A senior Russian general, Lieutenant General Fanil Sarvarov, was killed in southern Moscow on Monday when a car bomb detonated beneath his vehicle, Russian authorities said.
The Investigative Committee of Russia confirmed it had launched a criminal investigation into Sarvarov’s death, treating it as a murder committed in a socially dangerous manner.
Sarvarov, head of the General Staff’s operational training directorate, was taken to hospital following the blast but succumbed to his injuries.
“The explosive device was activated on Yasenevaya Street in Moscow. Fanil Sarvarov has died of injuries sustained in the explosion,” said Investigative Committee spokesperson Svetlana Petrenko, according to state news agency TASS. Investigators are examining multiple possible motives, including the potential involvement of Ukrainian special forces.
The explosion occurred around 7 a.m. Moscow time (04:00 GMT) in a car park, completely destroying the white vehicle Sarvarov was driving. Forensic teams and investigators were deployed immediately to the scene.
Petrenko noted that the criminal case also covers the illegal trafficking of explosives under Article 222.1 of the Russian Criminal Code. Authorities are continuing to probe the circumstances of the attack.
Ukraine has previously claimed responsibility for several high-profile killings inside Russia and in Russian-occupied areas of Ukraine since Moscow launched its full-scale invasion in February 2022.
In December 2024, Kyiv said it killed Lieutenant General Igor Kirillov, head of Russia’s nuclear, biological, and chemical protection forces, using a bomb hidden on an electric scooter.

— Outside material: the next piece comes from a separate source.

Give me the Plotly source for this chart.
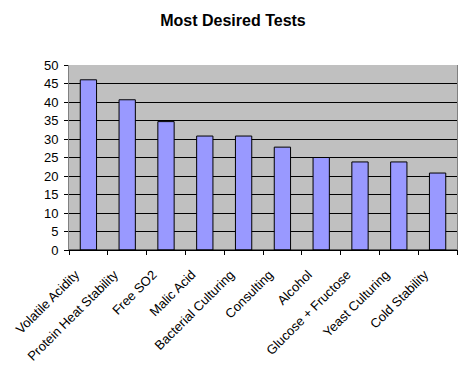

Earlier, a car bomb was reported to have killed Russian naval captain Valery Trankovsky, whom Ukraine accused of war crimes.
Other notable attacks include the shooting of Russian military officer Stanislav Rzhitsky in Krasnodar in July 2023, the bombing of military blogger Maxim Fomin (aka Vladlen Tatarsky) in Saint Petersburg in April 2023, and the car bomb killing of Daria Dugina, daughter of ultranationalist ideologue Alexander Dugin, in August 2022.
The killing of Sarvarov adds to a growing list of high-profile attacks targeting Russian military and political figures in recent years, highlighting ongoing security challenges in the country.